At its core, what a DEX is comes down to this: a set of smart contracts that let users swap tokens directly from their own wallets, with no company holding funds in between. Trades settle on a blockchain. On Solana, that includes Solana DEXs like Raydium, Orca, and aggregators like Jupiter that route across many pools at once.
There's no account, no login, no deposit step. You connect a wallet (Phantom, Backpack, Solflare), approve a transaction, and the swap happens on-chain in front of everyone.
CEX vs DEX at a Glance
The trade-offs cluster along predictable lines:
- Custody: CEX holds your funds; a DEX leaves them in your wallet until the moment of the swap.
- Access: CEX requires an account and usually identity verification. A DEX is permissionless.
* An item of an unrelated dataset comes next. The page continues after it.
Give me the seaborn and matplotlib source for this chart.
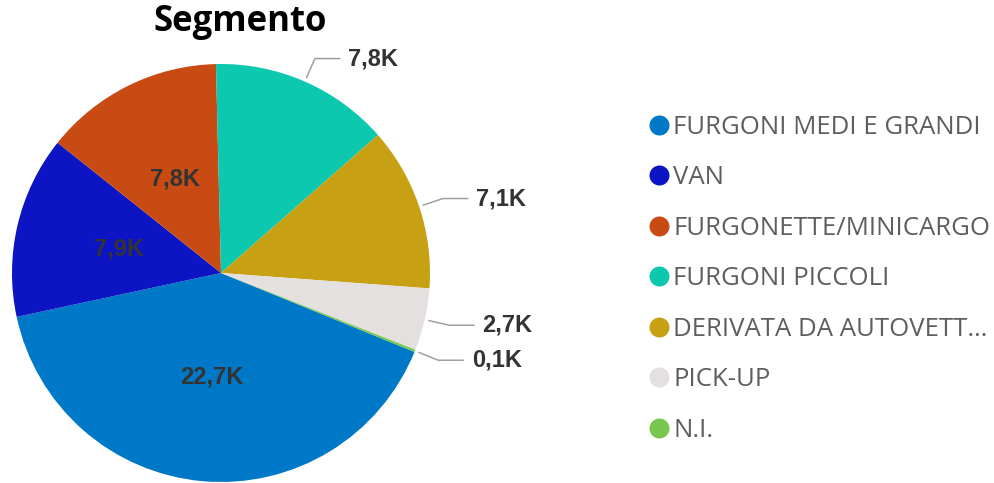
import numpy as np
import matplotlib.pyplot as plt
import seaborn as sns
from matplotlib.lines import Line2D

categories = ["FURGONI MEDI E GRANDI", "VAN", "FURGONETTE/MINICARGO", "FURGONI PICCOLI",
              "DERIVATA DA AUTOVETT…", "PICK-UP", "N.I."]
values = [22.7, 7.9, 7.8, 7.8, 7.1, 2.7, 0.1]
value_labels = ["22,7K", "7,9K", "7,8K", "7,8K", "7,1K", "2,7K", "0,1K"]
label_inside = [True, True, True, False, False, False, False]
colors = ["#0078C8", "#0C14C4", "#C84B14", "#0CC8AF", "#C8A014", "#E4E0E0", "#78C850"]

sns.set_theme(style="white")
plt.rcParams['font.family'] = ['Open Sans', 'DejaVu Sans']
palette = sns.color_palette(colors)

fig = plt.figure(figsize=(9.95, 4.83), dpi=100)
ax = fig.add_axes([12 / 995, 1 / 483, 418 / 995, 418 / 483])
wedges, _ = ax.pie(values, colors=palette, startangle=-22.2, counterclock=False,
                   radius=1, wedgeprops=dict(linewidth=0))
ax.set_xlim(-1, 1)
ax.set_ylim(-1, 1)
ax.set_aspect('equal')
ax.axis('off')

lab_font = dict(family=['Liberation Sans', 'DejaVu Sans'], fontsize=17,
                fontweight='bold', color='#333333')
for w, lab, ins in zip(wedges, value_labels, label_inside):
    ang = np.deg2rad((w.theta1 + w.theta2) / 2)
    c, s = np.cos(ang), np.sin(ang)
    if ins:
        ax.text(0.5 * c, 0.5 * s, lab, ha='center', va='center', **lab_font)
    else:
        x0, y0 = 1.02 * c, 1.02 * s
        x1, y1 = 1.12 * c, 1.12 * s
        x2 = x1 + 0.12
        ax.plot([x0, x1, x2], [y0, y1, y1], color='#A0A0A0', lw=1.1, clip_on=False)
        ax.text(x2 + 0.04, y1, lab, ha='left', va='center', clip_on=False, **lab_font)

fig.text(240 / 995, 1 - 22 / 483, 'Segmento', ha='center', va='center',
         fontsize=25, fontweight='bold', color='black')

handles = [Line2D([], [], marker='o', ls='', markersize=14.4, markerfacecolor=col,
                  markeredgewidth=0) for col in palette]
fig.legend(handles, categories, loc='upper left', bbox_to_anchor=(649 / 995, 1 - 115 / 483),
           frameon=False, fontsize=18.5, labelcolor='#605E5C', handlelength=0.8,
           handletextpad=0.15, labelspacing=0.99, borderpad=0, borderaxespad=0)

fig.savefig('out.png', dpi=100)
If you have a wallet, you can trade.
- Liquidity and fee structures diverge sharply, and we'll get into why in the sections below. The short version is that neither is universally cheaper.
- Security risk doesn't disappear on either side. It just moves. On a CEX the threat is the company; on a DEX it's the code and your own mistakes.
How Each Exchange Type Actually Works
Inside a CEX: Order Books and Custodial Accounts
A CEX runs a central limit order book, the same mechanism traditional stock exchanges use. Buyers post bids, sellers post asks, and a matching engine pairs them off. When you deposit 1,000 USDC, that balance sits in the exchange's pooled wallets and your trades update an internal ledger, not the blockchain.
You only touch the chain twice: on deposit and withdrawal. Everything in between is a database entry the exchange controls. Fast, cheap in gas terms, and entirely dependent on the exchange staying solvent and honest.
Inside a DEX: Smart Contracts, AMMs, and Wallet Connections

Most DEXs replace the order book with an automated market maker (AMM), a smart contract holding two tokens in a pool and pricing swaps by a formula. When you swap SOL for USDC, you're trading against the pool, and the price shifts based on how much liquidity sits there and how big your order is.
A user swaps 50,000 USDC into a thin JUP-USDC pool on a low-liquidity morning. The formula pushes the price against them with each unit filled, and they eat 2.3% slippage when trading on a trade that would've cost 0.1% on a deep book. Nobody stole from them. The math did exactly what it's designed to do. That's the AMM trade-off: transparent, permissionless, and unforgiving when liquidity is thin.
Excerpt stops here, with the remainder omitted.